- Direction -
Write the data below out exactly as it stands. Do not include the pictures.

Begin Given information

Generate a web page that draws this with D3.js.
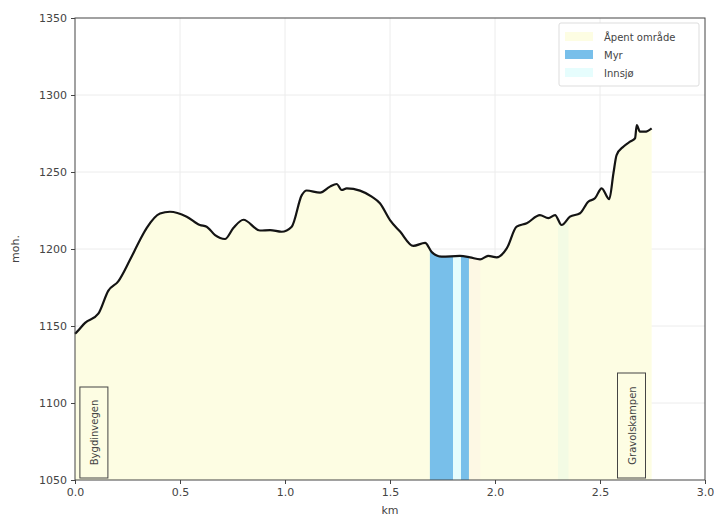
<!DOCTYPE html>
<html>
<head>
<meta charset="utf-8">
<script src="https://cdn.jsdelivr.net/npm/d3@7"></script>
<style>
    body { margin: 0; background: #fff; }
    text { font-family: "DejaVu Sans", sans-serif; }
</style>
</head>
<body>
<div id="chart"></div>
<script>
    "use strict";
    //profile values
    var distKm = [0, 0.008, 0.048, 0.111, 0.159, 0.206, 0.262, 0.31, 0.341, 0.405, 0.452, 0.532, 0.595, 0.627,
        0.667, 0.714, 0.754, 0.802, 0.881, 0.929, 0.984, 1.032, 1.08, 1.103, 1.167, 1.214, 1.246, 1.27, 1.294,
        1.357, 1.413, 1.452, 1.5, 1.548, 1.611, 1.667, 1.699, 1.746, 1.833, 1.881, 1.929, 1.968, 2.008, 2.056,
        2.103, 2.151, 2.214, 2.254, 2.286, 2.317, 2.357, 2.405, 2.444, 2.476, 2.508, 2.544, 2.564, 2.579, 2.611,
        2.643, 2.667, 2.675, 2.69, 2.714, 2.746];
    var elevation = [1145, 1146, 1152, 1158, 1173, 1179, 1193, 1206, 1213.5, 1223, 1224.2, 1221, 1215.6, 1214.5,
        1209, 1206.5, 1213.6, 1219, 1212, 1212.3, 1211.2, 1214.5, 1235, 1238, 1236.6, 1240.5, 1242.2, 1238.3, 1239.4,
        1237.9, 1234, 1229.7, 1218.8, 1211.3, 1202, 1204, 1198, 1195, 1195.5, 1194.6, 1193.3, 1195.5, 1194.6, 1200.4,
        1214.5, 1216.7, 1222, 1220, 1222, 1215.6, 1221, 1223.2, 1230.7, 1232.9, 1239.4, 1232.3, 1249.2, 1261, 1266.4,
        1269.7, 1271.9, 1280.5, 1276.2, 1276.2, 1278.4];

    //land cover segments along the profile
    var segStart = [1.69, 1.80, 1.838, 1.876, 2.30];
    var segEnd   = [1.80, 1.838, 1.876, 1.93, 2.35];
    var segType  = ["Myr", "Innsjø", "Myr", "Kant", "Gras"];

    var legendLabels = ["Åpent område", "Myr", "Innsjø"];
    var placeNames = ["Bygdinvegen", "Gravolskampen"];
    var placeKm = [0.09, 2.65];

    var xTicks = [0, 0.5, 1.0, 1.5, 2.0, 2.5, 3.0];
    var yTicks = [1050, 1100, 1150, 1200, 1250, 1300, 1350];

    var width = 714, height = 522;
    var margin = {left: 75, right: 9, top: 18, bottom: 42};
    var colors = {"Åpent område": "#fdfde3", "Myr": "#78bfea", "Innsjø": "#e6fdfd", "Kant": "#fdf8e4", "Gras": "#f3fbe4"};

    var svg = d3.select("#chart")
        .append("svg")
        .attr("xmlns", "http://www.w3.org/2000/svg")
        .attr("width", width)
        .attr("height", height);

    var x = d3.scaleLinear().domain([0, 3]).range([margin.left, width - margin.right]);
    var y = d3.scaleLinear().domain([1050, 1350]).range([height - margin.bottom, margin.top]);

    var pts = distKm.map(function(d, i){ return [d, elevation[i]]; });

    //grid
    svg.append("g").selectAll("line.gx")
        .data(xTicks.slice(1, -1))
        .enter().append("line")
        .attr("x1", function(d){ return x(d); }).attr("x2", function(d){ return x(d); })
        .attr("y1", y(1050)).attr("y2", y(1350))
        .style("stroke", "#ececec").style("stroke-width", 1);
    svg.append("g").selectAll("line.gy")
        .data(yTicks.slice(1, -1))
        .enter().append("line")
        .attr("x1", x(0)).attr("x2", x(3))
        .attr("y1", function(d){ return y(d); }).attr("y2", function(d){ return y(d); })
        .style("stroke", "#ececec").style("stroke-width", 1);

    //area under profile
    var area = d3.area()
        .curve(d3.curveMonotoneX)
        .x(function(d){ return x(d[0]); })
        .y0(y(1050))
        .y1(function(d){ return y(d[1]); });

    svg.append("path")
        .datum(pts)
        .attr("d", area)
        .style("fill", colors["Åpent område"]);

    //land cover segments clipped to the profile
    svg.append("clipPath").attr("id", "under")
        .append("path").datum(pts).attr("d", area);

    svg.append("g")
        .attr("clip-path", "url(#under)")
        .selectAll("rect")
        .data(segStart)
        .enter().append("rect")
        .attr("x", function(d){ return x(d); })
        .attr("width", function(d, i){ return x(segEnd[i]) - x(d); })
        .attr("y", y(1350))
        .attr("height", y(1050) - y(1350))
        .style("fill", function(d, i){ return colors[segType[i]]; });

    //profile line
    svg.append("path")
        .datum(pts)
        .attr("d", d3.line().curve(d3.curveMonotoneX).x(function(d){ return x(d[0]); }).y(function(d){ return y(d[1]); }))
        .style("fill", "none")
        .style("stroke", "#141414")
        .style("stroke-width", 2.2)
        .style("stroke-linejoin", "round");

    //axes
    var xAxis = svg.append("g")
        .attr("transform", "translate(0," + y(1050) + ")")
        .call(d3.axisBottom(x).tickValues(xTicks).tickFormat(d3.format(".1f")).tickSize(4).tickPadding(4));
    var yAxis = svg.append("g")
        .attr("transform", "translate(" + x(0) + ",0)")
        .call(d3.axisLeft(y).tickValues(yTicks).tickFormat(d3.format("d")).tickSize(4).tickPadding(4));
    [xAxis, yAxis].forEach(function(a){
        a.select(".domain").remove();
        a.selectAll("text").style("font-size", "11px").style("fill", "#444").style("font-family", "DejaVu Sans, sans-serif");
        a.selectAll("line").style("stroke", "#444");
    });

    //frame
    svg.append("rect")
        .attr("x", x(0)).attr("y", y(1350))
        .attr("width", x(3) - x(0)).attr("height", y(1050) - y(1350))
        .style("fill", "none").style("stroke", "#444").style("stroke-width", 1);

    svg.append("text")
        .attr("x", (x(0) + x(3)) / 2).attr("y", 514)
        .attr("text-anchor", "middle")
        .style("font-size", "11px").style("fill", "#444")
        .text("km");
    svg.append("text")
        .attr("transform", "translate(19," + y(1200) + ") rotate(-90)")
        .attr("text-anchor", "middle")
        .style("font-size", "11px").style("fill", "#444")
        .text("moh.");

    //place names in boxes
    var places = svg.append("g").selectAll("g.place")
        .data(placeNames)
        .enter().append("g")
        .attr("class", "place");
    places.append("rect")
        .attr("x", function(d, i){ return x(placeKm[i]) - 14; })
        .attr("y", function(d, i){ return i == 0 ? 387 : 373; })
        .attr("width", 28)
        .attr("height", function(d, i){ return i == 0 ? 91 : 105; })
        .style("fill", "none").style("stroke", "#444").style("stroke-width", 1);
    places.append("text")
        .attr("transform", function(d, i){
            var cy = i == 0 ? 432.5 : 425.5;
            return "translate(" + (x(placeKm[i]) + 4) + "," + cy + ") rotate(-90)";
        })
        .attr("text-anchor", "middle")
        .style("font-size", "10px").style("fill", "#444")
        .text(function(d){ return d; });

    //legend
    var legend = svg.append("g").attr("transform", "translate(559,23)");
    legend.append("rect")
        .attr("width", 140).attr("height", 63).attr("rx", 2)
        .style("fill", "#fff").style("stroke", "#ddd");
    var items = legend.selectAll("g.item")
        .data(legendLabels)
        .enter().append("g")
        .attr("class", "item")
        .attr("transform", function(d, i){ return "translate(6," + (9 + i * 18) + ")"; });
    items.append("rect")
        .attr("width", 28).attr("height", 9)
        .style("fill", function(d){ return colors[d]; });
    items.append("text")
        .attr("x", 39).attr("y", 8.5)
        .style("font-size", "10px").style("fill", "#444")
        .text(function(d){ return d; });
</script>
</body>
</html>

End Given information

- Answer to the problem -
Generate a web page that draws this with D3.js.
<!DOCTYPE html>
<html>
<head>
<meta charset="utf-8">
<script src="https://cdn.jsdelivr.net/npm/d3@7"></script>
<style>
    body { margin: 0; background: #fff; }
    text { font-family: "DejaVu Sans", sans-serif; }
</style>
</head>
<body>
<div id="chart"></div>
<script>
    "use strict";
    //profile values
    var distKm = [0, 0.008, 0.048, 0.111, 0.159, 0.206, 0.262, 0.31, 0.341, 0.405, 0.452, 0.532, 0.595, 0.627,
        0.667, 0.714, 0.754, 0.802, 0.881, 0.929, 0.984, 1.032, 1.08, 1.103, 1.167, 1.214, 1.246, 1.27, 1.294,
        1.357, 1.413, 1.452, 1.5, 1.548, 1.611, 1.667, 1.699, 1.746, 1.833, 1.881, 1.929, 1.968, 2.008, 2.056,
        2.103, 2.151, 2.214, 2.254, 2.286, 2.317, 2.357, 2.405, 2.444, 2.476, 2.508, 2.544, 2.564, 2.579, 2.611,
        2.643, 2.667, 2.675, 2.69, 2.714, 2.746];
    var elevation = [1145, 1146, 1152, 1158, 1173, 1179, 1193, 1206, 1213.5, 1223, 1224.2, 1221, 1215.6, 1214.5,
        1209, 1206.5, 1213.6, 1219, 1212, 1212.3, 1211.2, 1214.5, 1235, 1238, 1236.6, 1240.5, 1242.2, 1238.3, 1239.4,
        1237.9, 1234, 1229.7, 1218.8, 1211.3, 1202, 1204, 1198, 1195, 1195.5, 1194.6, 1193.3, 1195.5, 1194.6, 1200.4,
        1214.5, 1216.7, 1222, 1220, 1222, 1215.6, 1221, 1223.2, 1230.7, 1232.9, 1239.4, 1232.3, 1249.2, 1261, 1266.4,
        1269.7, 1271.9, 1280.5, 1276.2, 1276.2, 1278.4];

    //land cover segments along the profile
    var segStart = [1.69, 1.80, 1.838, 1.876, 2.30];
    var segEnd   = [1.80, 1.838, 1.876, 1.93, 2.35];
    var segType  = ["Myr", "Innsjø", "Myr", "Kant", "Gras"];

    var legendLabels = ["Åpent område", "Myr", "Innsjø"];
    var placeNames = ["Bygdinvegen", "Gravolskampen"];
    var placeKm = [0.09, 2.65];

    var xTicks = [0, 0.5, 1.0, 1.5, 2.0, 2.5, 3.0];
    var yTicks = [1050, 1100, 1150, 1200, 1250, 1300, 1350];

    var width = 714, height = 522;
    var margin = {left: 75, right: 9, top: 18, bottom: 42};
    var colors = {"Åpent område": "#fdfde3", "Myr": "#78bfea", "Innsjø": "#e6fdfd", "Kant": "#fdf8e4", "Gras": "#f3fbe4"};

    var svg = d3.select("#chart")
        .append("svg")
        .attr("xmlns", "http://www.w3.org/2000/svg")
        .attr("width", width)
        .attr("height", height);

    var x = d3.scaleLinear().domain([0, 3]).range([margin.left, width - margin.right]);
    var y = d3.scaleLinear().domain([1050, 1350]).range([height - margin.bottom, margin.top]);

    var pts = distKm.map(function(d, i){ return [d, elevation[i]]; });

    //grid
    svg.append("g").selectAll("line.gx")
        .data(xTicks.slice(1, -1))
        .enter().append("line")
        .attr("x1", function(d){ return x(d); }).attr("x2", function(d){ return x(d); })
        .attr("y1", y(1050)).attr("y2", y(1350))
        .style("stroke", "#ececec").style("stroke-width", 1);
    svg.append("g").selectAll("line.gy")
        .data(yTicks.slice(1, -1))
        .enter().append("line")
        .attr("x1", x(0)).attr("x2", x(3))
        .attr("y1", function(d){ return y(d); }).attr("y2", function(d){ return y(d); })
        .style("stroke", "#ececec").style("stroke-width", 1);

    //area under profile
    var area = d3.area()
        .curve(d3.curveMonotoneX)
        .x(function(d){ return x(d[0]); })
        .y0(y(1050))
        .y1(function(d){ return y(d[1]); });

    svg.append("path")
        .datum(pts)
        .attr("d", area)
        .style("fill", colors["Åpent område"]);

    //land cover segments clipped to the profile
    svg.append("clipPath").attr("id", "under")
        .append("path").datum(pts).attr("d", area);

    svg.append("g")
        .attr("clip-path", "url(#under)")
        .selectAll("rect")
        .data(segStart)
        .enter().append("rect")
        .attr("x", function(d){ return x(d); })
        .attr("width", function(d, i){ return x(segEnd[i]) - x(d); })
        .attr("y", y(1350))
        .attr("height", y(1050) - y(1350))
        .style("fill", function(d, i){ return colors[segType[i]]; });

    //profile line
    svg.append("path")
        .datum(pts)
        .attr("d", d3.line().curve(d3.curveMonotoneX).x(function(d){ return x(d[0]); }).y(function(d){ return y(d[1]); }))
        .style("fill", "none")
        .style("stroke", "#141414")
        .style("stroke-width", 2.2)
        .style("stroke-linejoin", "round");

    //axes
    var xAxis = svg.append("g")
        .attr("transform", "translate(0," + y(1050) + ")")
        .call(d3.axisBottom(x).tickValues(xTicks).tickFormat(d3.format(".1f")).tickSize(4).tickPadding(4));
    var yAxis = svg.append("g")
        .attr("transform", "translate(" + x(0) + ",0)")
        .call(d3.axisLeft(y).tickValues(yTicks).tickFormat(d3.format("d")).tickSize(4).tickPadding(4));
    [xAxis, yAxis].forEach(function(a){
        a.select(".domain").remove();
        a.selectAll("text").style("font-size", "11px").style("fill", "#444").style("font-family", "DejaVu Sans, sans-serif");
        a.selectAll("line").style("stroke", "#444");
    });

    //frame
    svg.append("rect")
        .attr("x", x(0)).attr("y", y(1350))
        .attr("width", x(3) - x(0)).attr("height", y(1050) - y(1350))
        .style("fill", "none").style("stroke", "#444").style("stroke-width", 1);

    svg.append("text")
        .attr("x", (x(0) + x(3)) / 2).attr("y", 514)
        .attr("text-anchor", "middle")
        .style("font-size", "11px").style("fill", "#444")
        .text("km");
    svg.append("text")
        .attr("transform", "translate(19," + y(1200) + ") rotate(-90)")
        .attr("text-anchor", "middle")
        .style("font-size", "11px").style("fill", "#444")
        .text("moh.");

    //place names in boxes
    var places = svg.append("g").selectAll("g.place")
        .data(placeNames)
        .enter().append("g")
        .attr("class", "place");
    places.append("rect")
        .attr("x", function(d, i){ return x(placeKm[i]) - 14; })
        .attr("y", function(d, i){ return i == 0 ? 387 : 373; })
        .attr("width", 28)
        .attr("height", function(d, i){ return i == 0 ? 91 : 105; })
        .style("fill", "none").style("stroke", "#444").style("stroke-width", 1);
    places.append("text")
        .attr("transform", function(d, i){
            var cy = i == 0 ? 432.5 : 425.5;
            return "translate(" + (x(placeKm[i]) + 4) + "," + cy + ") rotate(-90)";
        })
        .attr("text-anchor", "middle")
        .style("font-size", "10px").style("fill", "#444")
        .text(function(d){ return d; });

    //legend
    var legend = svg.append("g").attr("transform", "translate(559,23)");
    legend.append("rect")
        .attr("width", 140).attr("height", 63).attr("rx", 2)
        .style("fill", "#fff").style("stroke", "#ddd");
    var items = legend.selectAll("g.item")
        .data(legendLabels)
        .enter().append("g")
        .attr("class", "item")
        .attr("transform", function(d, i){ return "translate(6," + (9 + i * 18) + ")"; });
    items.append("rect")
        .attr("width", 28).attr("height", 9)
        .style("fill", function(d){ return colors[d]; });
    items.append("text")
        .attr("x", 39).attr("y", 8.5)
        .style("font-size", "10px").style("fill", "#444")
        .text(function(d){ return d; });
</script>
</body>
</html>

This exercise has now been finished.